The Russian memoir commences with the following general proposition,—

"Pour comprendre de quoi il s'agit dans la crise extrême où l'Europe vient d'entrer, voici ce qu'il faudrait se dire: Depuis longtemps il n'y a plus en Europe que deux puissances réelles, la Révolution et la Russie. Ces deux puissances sont maintenant en présence, et demain peut-être elles seront aux prises. Entre l'une et l'autre, il n'y a ni traité ni transaction possibles. La vie de l'une est la mort de l'autre. De l'issue de la lutte engagée entre elles, la plus grande des luttes dont le monde ait été témoin, dépend pour des siècles tout l'avenir politique et religieux de l'humanité.

La Russie est avant tout l'empire chrétien; le peuple russe est chrétien, non-seulement par l'orthodoxie de ses croyances, mais par quelque chose de plus intime encore que la croyance: il l'est par cette faculté du renoncement et du sacrifice, qui sont comme le fond de sa nature morale.

Il y a heureusement sur le trône de Russie un souverain en qui la pensée russe s'est incarnée, et dans l'état actuel du monde la pensée russe est la seule qui soit placée assez en dehors du milieu révolutionnaire pour pouvoir apprécier sainement les faits qui s'y produisent.
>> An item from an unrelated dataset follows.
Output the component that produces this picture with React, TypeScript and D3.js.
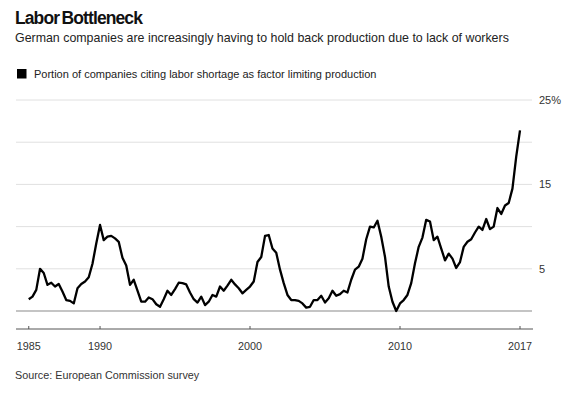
import React from "react";
import * as d3 from "d3";

const TITLE = "Labor Bottleneck";
const SUBTITLE = "German companies are increasingly having to hold back production due to lack of workers";
const LEGEND = "Portion of companies citing labor shortage as factor limiting production";
const SOURCE = "Source: European Commission survey";

// Quarterly, 1985 Q1 .. 2017 Q4 (plotted at quarter end)
const FIRST_QUARTER_END = new Date(1985, 3, 1);
const shortage = [
  1.4, 1.7, 2.5, 5.0, 4.5, 3.1, 3.35, 2.9, 3.2, 2.3,
  1.3, 1.2, 0.9, 2.7, 3.2, 3.5, 4.0, 5.6, 8.0, 10.2,
  8.4, 8.8, 8.9, 8.6, 8.2, 6.3, 5.4, 3.1, 3.7, 2.4,
  1.1, 1.1, 1.6, 1.4, 0.8, 0.5, 1.4, 2.4, 1.9, 2.6,
  3.35, 3.3, 3.15, 2.2, 1.4, 1.0, 1.7, 0.7, 1.1, 1.9,
  1.7, 2.9, 2.4, 3.0, 3.7, 3.15, 2.7, 2.1, 2.5, 2.9,
  3.5, 5.8, 6.4, 8.9, 9.0, 7.4, 6.9, 4.9, 3.3, 1.9,
  1.3, 1.3, 1.2, 0.9, 0.4, 0.5, 1.3, 1.3, 1.8, 1.0,
  1.5, 2.4, 1.8, 2.0, 2.4, 2.2, 3.7, 4.9, 5.25, 6.2,
  8.5, 10.0, 9.9, 10.7, 8.8, 6.4, 2.9, 1.1, 0.0, 0.9,
  1.3, 1.9, 3.3, 5.65, 7.6, 8.7, 10.8, 10.6, 8.4, 8.8,
  7.4, 6.0, 6.8, 6.2, 5.1, 5.8, 7.6, 8.2, 8.5, 9.3,
  10.0, 9.6, 10.9, 9.7, 10.0, 12.2, 11.5, 12.5, 12.8, 14.5,
  18.3, 21.4,
];

const xTickDates = [new Date(1985, 3, 1), new Date(1990, 0, 1), new Date(2000, 0, 1), new Date(2010, 0, 1), new Date(2018, 0, 1)];
const xTickLabels = ["1985", "1990", "2000", "2010", "2017"];
const yGrid = [0, 5, 10, 15, 20, 25];
const yLabelValues = [5, 15, 25];
const yLabels = ["5", "15", "25%"];

const FONT = "'Liberation Sans', Arial, sans-serif";

export default function App() {
  const data = shortage.map((v, i) => ({ date: d3.timeMonth.offset(FIRST_QUARTER_END, 3 * i), v }));
  const x = d3.scaleTime().domain([data[0].date, data[data.length - 1].date]).range([28.75, 520]);
  const y = d3.scaleLinear().domain([0, 25]).range([311, 100]);
  const line = d3.line<{ date: Date; v: number }>().x((d) => x(d.date)).y((d) => y(d.v)).curve(d3.curveLinear);
  const gridX0 = 16;
  const gridX1 = 532;
  const axisY = 329;

  return (
    <div style={{ position: "fixed", left: 0, top: 0 }}>
      <svg width={570} height={394} style={{ display: "block", background: "#fff" }} fontFamily={FONT}>
        <rect width={570} height={394} fill="#fff" />
        <text x={15} y={24} fontSize={17.5} fontWeight="bold" letterSpacing={-0.9} wordSpacing={-1.5} fill="#111">{TITLE}</text>
        <text x={15} y={42} fontSize={12.4} fill="#222">{SUBTITLE}</text>
        <rect x={17} y={69} width={9.5} height={9.5} fill="#000" />
        <text x={34} y={77.5} fontSize={11} fill="#222">{LEGEND}</text>

        {yGrid.map((g) => (
          <line key={g} x1={gridX0} x2={gridX1} y1={y(g)} y2={y(g)} stroke={g === 0 ? "#8a8a8a" : "#e0e0e0"} strokeWidth={g === 0 ? 1.2 : 1} />
        ))}
        {yLabelValues.map((v, i) => (
          <text key={v} x={539} y={y(v) + 4} fontSize={11} fill="#333">{yLabels[i]}</text>
        ))}

        <path d={line(data) || ""} fill="none" stroke="#000" strokeWidth={2.3} strokeLinejoin="round" />

        <line x1={gridX0} x2={gridX1 + 1} y1={axisY} y2={axisY} stroke="#555" strokeWidth={1} />
        {xTickDates.map((d, i) => (
          <g key={i}>
            <line x1={x(d)} x2={x(d)} y1={axisY - 3} y2={axisY} stroke="#555" strokeWidth={1} />
            <text x={x(d)} y={350} fontSize={10.8} textAnchor="middle" fill="#333">{xTickLabels[i]}</text>
          </g>
        ))}

        <text x={15} y={379} fontSize={10.8} fill="#333">{SOURCE}</text>
      </svg>
    </div>
  );
}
Tout ce qui reste à la Bohême de vraie vie nationale est dans ces croyances hussites, dans cette protestation toujours vivante de sa nationalité slave opprimée contre l'usurpation de l'église romaine, aussi bien que contre la domination de la nation allemande. C'est là le lien qui l'unit à tout son passé de lutte et de gloire, et c'est là aussi le chemin qui pourra rattacher un jour le Tchèque de la Bohême à ses frères d'Orient.

On ne saurait assez insister sur ce point, car ce sont précisément ces réminiscences sympathiques de l'église d'Orient, ce sont ces retours vers la vieille foi dont le hussitisme dans son temps n'a été qu'une expression imparfaite et défigurée, qui établissent une différence profonde entre la Pologne et la Bohême, entre la Bohême ne subissant que malgré elle le joug de la communauté occidentale, et cette Pologne factieusement catholique, seide fanatique de l'Occident, et toujours traître vis-à-vis des siens."

We add a few more extracts:—

"Que fera la Bohême, avec les peuples qui l'entourent, Moraves, Slovaques, c'est-à-dire, sept ou huit millions d'hommes de même langue et de même race qu'elle?... En general c'est une chose digne de remarque, que cette faveur persévérante que la Russie, le nom Russe, sa gloire, son avenir n'ont cessé de rencontrer parmi les hommes nationaux de Prague."—(Page 15.)